**Task requirements:** Copy the records below exactly, starting at the line that contains "Recreate this image as a web" and ending at the line that contains "['#3e59ad', '#2eb849', '#d4ce9a', '#7b2a7b'];"; leave out any pictures.

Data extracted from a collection
┌──

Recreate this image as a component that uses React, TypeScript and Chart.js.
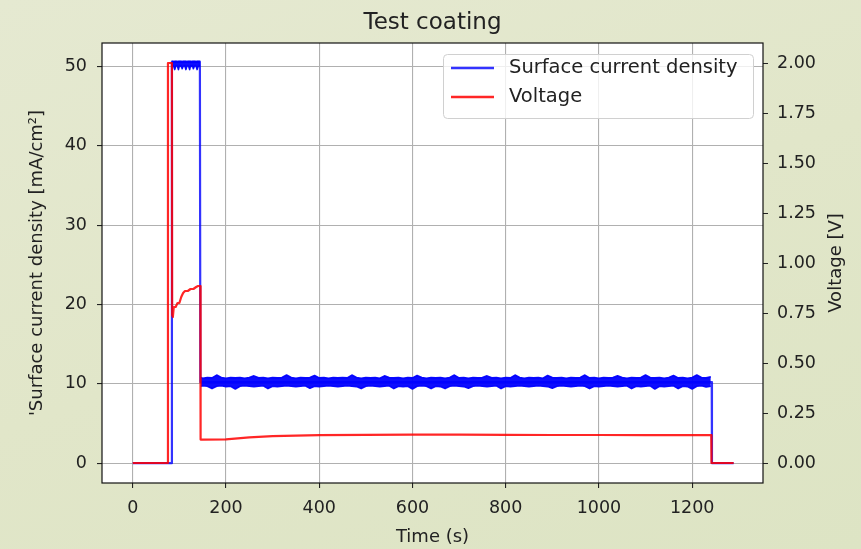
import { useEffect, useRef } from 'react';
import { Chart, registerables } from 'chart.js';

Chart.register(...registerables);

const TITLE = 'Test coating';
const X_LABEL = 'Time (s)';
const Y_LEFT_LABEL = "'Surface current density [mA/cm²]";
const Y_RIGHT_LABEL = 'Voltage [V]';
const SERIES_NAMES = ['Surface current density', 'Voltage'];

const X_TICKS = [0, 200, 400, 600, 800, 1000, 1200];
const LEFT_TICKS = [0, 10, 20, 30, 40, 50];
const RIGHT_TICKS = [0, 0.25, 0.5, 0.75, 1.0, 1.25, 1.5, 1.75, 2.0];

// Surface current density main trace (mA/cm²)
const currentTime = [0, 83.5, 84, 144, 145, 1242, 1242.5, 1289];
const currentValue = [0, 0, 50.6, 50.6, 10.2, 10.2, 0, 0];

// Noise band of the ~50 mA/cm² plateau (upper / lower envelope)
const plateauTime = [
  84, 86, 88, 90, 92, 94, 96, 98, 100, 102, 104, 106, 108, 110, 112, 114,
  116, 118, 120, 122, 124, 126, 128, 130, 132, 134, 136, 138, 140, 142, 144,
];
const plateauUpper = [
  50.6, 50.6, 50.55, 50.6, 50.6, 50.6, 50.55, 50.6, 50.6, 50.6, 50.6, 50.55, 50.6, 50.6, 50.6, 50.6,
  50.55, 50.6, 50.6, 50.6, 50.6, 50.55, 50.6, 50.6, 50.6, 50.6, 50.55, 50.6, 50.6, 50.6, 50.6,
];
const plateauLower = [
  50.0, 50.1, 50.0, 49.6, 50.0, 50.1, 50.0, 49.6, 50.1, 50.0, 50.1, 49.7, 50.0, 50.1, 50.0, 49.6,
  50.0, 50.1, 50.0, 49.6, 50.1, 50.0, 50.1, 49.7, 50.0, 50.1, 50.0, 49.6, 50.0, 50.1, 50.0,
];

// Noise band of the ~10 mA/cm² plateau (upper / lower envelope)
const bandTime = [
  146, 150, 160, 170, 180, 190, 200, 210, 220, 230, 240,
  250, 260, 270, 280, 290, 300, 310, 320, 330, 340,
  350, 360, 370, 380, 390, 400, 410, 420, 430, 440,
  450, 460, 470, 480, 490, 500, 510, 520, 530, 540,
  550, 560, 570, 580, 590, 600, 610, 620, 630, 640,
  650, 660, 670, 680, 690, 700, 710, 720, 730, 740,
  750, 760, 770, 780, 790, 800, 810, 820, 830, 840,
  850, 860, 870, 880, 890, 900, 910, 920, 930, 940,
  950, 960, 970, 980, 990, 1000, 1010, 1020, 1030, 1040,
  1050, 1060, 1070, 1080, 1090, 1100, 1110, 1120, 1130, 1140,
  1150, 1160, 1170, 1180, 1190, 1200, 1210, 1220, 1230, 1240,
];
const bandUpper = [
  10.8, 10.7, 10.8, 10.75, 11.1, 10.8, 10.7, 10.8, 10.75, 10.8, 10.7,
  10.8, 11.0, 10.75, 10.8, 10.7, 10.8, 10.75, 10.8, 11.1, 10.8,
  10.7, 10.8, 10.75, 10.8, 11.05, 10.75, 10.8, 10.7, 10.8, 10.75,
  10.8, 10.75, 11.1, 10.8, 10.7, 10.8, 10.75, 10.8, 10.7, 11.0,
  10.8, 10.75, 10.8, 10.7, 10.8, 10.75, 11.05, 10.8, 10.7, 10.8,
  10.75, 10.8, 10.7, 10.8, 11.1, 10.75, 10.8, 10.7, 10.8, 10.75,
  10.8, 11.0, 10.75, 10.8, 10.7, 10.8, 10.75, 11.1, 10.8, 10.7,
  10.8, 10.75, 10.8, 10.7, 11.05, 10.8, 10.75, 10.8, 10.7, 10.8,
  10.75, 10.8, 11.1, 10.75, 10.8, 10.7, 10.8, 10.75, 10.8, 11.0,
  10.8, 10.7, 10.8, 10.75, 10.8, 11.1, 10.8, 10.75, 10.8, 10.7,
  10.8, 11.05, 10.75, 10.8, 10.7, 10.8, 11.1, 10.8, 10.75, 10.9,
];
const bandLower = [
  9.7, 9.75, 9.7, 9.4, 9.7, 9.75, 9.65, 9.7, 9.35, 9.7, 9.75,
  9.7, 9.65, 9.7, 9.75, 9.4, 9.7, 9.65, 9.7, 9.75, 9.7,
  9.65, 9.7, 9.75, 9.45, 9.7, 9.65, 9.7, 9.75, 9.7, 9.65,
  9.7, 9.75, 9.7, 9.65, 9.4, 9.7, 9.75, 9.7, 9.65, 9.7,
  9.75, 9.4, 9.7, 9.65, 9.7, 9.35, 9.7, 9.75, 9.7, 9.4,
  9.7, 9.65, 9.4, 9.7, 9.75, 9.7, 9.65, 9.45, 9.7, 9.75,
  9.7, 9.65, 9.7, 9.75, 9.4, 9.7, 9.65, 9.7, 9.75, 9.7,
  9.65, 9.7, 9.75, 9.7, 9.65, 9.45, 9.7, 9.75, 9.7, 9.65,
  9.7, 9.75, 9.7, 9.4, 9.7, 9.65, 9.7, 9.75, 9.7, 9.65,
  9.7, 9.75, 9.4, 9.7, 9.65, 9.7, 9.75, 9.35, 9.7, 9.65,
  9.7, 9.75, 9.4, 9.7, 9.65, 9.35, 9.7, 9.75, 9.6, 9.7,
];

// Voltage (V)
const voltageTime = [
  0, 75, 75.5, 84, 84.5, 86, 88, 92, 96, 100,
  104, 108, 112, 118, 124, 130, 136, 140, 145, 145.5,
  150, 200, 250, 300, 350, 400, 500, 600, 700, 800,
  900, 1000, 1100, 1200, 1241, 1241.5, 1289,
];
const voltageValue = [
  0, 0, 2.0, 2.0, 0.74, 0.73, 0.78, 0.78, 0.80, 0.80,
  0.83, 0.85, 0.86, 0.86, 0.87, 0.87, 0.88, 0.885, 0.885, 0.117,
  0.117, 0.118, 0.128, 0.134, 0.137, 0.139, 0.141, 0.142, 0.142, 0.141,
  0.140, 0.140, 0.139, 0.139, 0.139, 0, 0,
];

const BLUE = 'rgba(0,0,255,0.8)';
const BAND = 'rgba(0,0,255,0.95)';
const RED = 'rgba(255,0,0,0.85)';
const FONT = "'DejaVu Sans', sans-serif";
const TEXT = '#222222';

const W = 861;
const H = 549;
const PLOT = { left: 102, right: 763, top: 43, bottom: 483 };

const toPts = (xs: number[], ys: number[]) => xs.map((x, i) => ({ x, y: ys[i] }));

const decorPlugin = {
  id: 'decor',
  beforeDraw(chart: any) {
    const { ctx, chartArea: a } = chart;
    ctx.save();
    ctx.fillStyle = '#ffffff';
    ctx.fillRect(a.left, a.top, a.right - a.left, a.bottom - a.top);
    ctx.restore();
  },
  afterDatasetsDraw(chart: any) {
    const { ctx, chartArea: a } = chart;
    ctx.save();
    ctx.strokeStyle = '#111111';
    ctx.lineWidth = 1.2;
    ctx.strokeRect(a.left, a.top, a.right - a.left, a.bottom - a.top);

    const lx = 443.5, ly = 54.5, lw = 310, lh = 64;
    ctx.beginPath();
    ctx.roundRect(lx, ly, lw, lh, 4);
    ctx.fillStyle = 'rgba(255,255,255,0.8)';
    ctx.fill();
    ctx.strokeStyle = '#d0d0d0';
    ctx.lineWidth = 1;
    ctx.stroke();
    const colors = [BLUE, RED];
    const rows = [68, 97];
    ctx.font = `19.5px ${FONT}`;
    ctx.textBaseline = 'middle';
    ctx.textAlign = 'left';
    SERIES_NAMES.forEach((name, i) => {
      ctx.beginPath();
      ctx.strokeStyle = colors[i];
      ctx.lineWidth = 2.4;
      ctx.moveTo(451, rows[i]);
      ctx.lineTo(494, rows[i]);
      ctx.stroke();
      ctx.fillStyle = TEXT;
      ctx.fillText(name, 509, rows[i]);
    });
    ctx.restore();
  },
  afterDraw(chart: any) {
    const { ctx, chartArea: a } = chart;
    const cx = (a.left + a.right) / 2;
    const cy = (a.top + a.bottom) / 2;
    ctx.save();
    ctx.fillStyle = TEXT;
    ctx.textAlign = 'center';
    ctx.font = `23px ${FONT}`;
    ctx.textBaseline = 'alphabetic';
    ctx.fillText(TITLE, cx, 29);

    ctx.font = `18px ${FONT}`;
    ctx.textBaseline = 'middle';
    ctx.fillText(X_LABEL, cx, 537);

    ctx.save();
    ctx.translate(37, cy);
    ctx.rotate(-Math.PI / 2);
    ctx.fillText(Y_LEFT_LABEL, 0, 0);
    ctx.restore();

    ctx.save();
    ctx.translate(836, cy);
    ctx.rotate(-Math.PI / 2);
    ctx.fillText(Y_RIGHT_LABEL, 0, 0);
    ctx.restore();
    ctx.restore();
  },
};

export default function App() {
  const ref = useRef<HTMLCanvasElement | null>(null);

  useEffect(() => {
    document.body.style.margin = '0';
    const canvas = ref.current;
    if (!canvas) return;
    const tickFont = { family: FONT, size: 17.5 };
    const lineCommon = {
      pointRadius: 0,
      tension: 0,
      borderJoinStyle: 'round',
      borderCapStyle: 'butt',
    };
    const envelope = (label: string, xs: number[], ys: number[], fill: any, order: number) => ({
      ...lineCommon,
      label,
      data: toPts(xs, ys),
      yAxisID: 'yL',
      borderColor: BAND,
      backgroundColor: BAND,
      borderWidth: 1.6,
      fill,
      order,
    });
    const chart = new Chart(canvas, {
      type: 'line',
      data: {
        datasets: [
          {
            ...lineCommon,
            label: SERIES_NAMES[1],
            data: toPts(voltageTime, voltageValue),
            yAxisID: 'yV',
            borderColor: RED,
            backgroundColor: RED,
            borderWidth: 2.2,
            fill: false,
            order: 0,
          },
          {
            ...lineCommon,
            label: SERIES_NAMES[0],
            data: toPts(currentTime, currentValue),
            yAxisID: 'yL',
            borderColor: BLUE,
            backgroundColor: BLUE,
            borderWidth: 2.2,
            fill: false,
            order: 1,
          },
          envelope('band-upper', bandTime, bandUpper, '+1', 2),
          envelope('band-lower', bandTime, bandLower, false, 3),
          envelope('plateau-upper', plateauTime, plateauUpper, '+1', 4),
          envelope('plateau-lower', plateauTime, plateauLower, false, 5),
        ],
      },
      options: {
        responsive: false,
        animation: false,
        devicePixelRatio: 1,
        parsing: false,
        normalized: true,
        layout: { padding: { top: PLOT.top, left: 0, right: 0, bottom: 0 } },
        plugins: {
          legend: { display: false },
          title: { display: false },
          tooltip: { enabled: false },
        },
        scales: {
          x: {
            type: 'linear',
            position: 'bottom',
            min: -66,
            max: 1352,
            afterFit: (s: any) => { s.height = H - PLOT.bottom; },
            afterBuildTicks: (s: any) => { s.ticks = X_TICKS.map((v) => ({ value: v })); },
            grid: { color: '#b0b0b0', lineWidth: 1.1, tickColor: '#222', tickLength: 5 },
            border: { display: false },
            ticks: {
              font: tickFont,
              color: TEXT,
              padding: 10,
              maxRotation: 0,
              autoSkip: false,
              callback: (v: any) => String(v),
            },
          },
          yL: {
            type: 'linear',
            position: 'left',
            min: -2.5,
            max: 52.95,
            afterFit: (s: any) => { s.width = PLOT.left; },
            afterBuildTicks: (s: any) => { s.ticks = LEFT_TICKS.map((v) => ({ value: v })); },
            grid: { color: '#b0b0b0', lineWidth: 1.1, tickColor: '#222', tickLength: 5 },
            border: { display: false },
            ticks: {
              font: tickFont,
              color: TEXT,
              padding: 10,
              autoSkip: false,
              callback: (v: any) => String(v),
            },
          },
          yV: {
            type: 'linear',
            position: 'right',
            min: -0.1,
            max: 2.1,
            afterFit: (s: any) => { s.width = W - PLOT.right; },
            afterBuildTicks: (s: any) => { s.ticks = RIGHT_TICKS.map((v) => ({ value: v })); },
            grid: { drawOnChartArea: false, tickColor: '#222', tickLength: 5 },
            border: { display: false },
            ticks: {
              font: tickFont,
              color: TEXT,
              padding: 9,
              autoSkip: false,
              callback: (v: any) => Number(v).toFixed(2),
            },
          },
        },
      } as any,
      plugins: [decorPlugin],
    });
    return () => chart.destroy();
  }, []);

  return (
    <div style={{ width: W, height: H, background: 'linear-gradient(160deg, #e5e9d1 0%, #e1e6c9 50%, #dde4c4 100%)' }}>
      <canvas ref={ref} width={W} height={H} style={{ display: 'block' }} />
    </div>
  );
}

└──
┌──

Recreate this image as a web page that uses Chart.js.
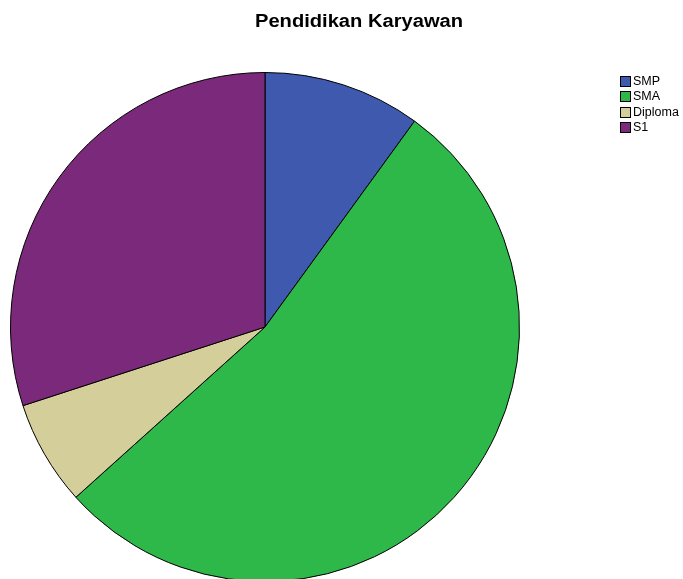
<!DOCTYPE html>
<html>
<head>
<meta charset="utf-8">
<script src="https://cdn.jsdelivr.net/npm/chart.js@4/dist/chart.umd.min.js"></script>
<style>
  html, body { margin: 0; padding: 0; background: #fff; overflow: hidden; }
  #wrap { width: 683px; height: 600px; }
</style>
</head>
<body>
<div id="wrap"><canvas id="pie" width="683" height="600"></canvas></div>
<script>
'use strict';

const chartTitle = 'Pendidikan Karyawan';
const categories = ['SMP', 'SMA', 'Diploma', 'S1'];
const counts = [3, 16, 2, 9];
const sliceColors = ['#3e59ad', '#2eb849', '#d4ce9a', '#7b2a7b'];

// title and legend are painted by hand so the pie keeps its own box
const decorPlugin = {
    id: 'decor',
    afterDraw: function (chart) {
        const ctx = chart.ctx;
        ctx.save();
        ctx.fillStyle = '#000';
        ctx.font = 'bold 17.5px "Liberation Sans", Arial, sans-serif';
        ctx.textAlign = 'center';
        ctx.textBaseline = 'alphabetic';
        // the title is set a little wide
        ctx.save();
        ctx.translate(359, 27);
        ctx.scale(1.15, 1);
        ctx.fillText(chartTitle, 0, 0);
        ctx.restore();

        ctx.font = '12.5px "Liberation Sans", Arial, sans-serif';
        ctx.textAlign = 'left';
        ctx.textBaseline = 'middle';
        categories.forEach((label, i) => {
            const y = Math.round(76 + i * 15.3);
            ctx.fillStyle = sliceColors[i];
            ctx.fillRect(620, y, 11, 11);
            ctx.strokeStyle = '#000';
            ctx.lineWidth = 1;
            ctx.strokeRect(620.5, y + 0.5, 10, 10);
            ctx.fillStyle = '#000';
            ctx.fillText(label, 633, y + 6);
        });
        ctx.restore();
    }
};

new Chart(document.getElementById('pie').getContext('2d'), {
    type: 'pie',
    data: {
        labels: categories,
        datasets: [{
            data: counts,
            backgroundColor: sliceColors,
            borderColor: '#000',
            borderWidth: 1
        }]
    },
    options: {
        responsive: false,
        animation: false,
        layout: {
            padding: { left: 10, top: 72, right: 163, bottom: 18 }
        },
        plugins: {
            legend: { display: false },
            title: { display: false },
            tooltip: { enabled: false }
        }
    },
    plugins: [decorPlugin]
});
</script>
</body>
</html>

└──

**Solution to the exercise:**
Recreate this image as a web page that uses Chart.js.
<!DOCTYPE html>
<html>
<head>
<meta charset="utf-8">
<script src="https://cdn.jsdelivr.net/npm/chart.js@4/dist/chart.umd.min.js"></script>
<style>
  html, body { margin: 0; padding: 0; background: #fff; overflow: hidden; }
  #wrap { width: 683px; height: 600px; }
</style>
</head>
<body>
<div id="wrap"><canvas id="pie" width="683" height="600"></canvas></div>
<script>
'use strict';

const chartTitle = 'Pendidikan Karyawan';
const categories = ['SMP', 'SMA', 'Diploma', 'S1'];
const counts = [3, 16, 2, 9];
const sliceColors = ['#3e59ad', '#2eb849', '#d4ce9a', '#7b2a7b'];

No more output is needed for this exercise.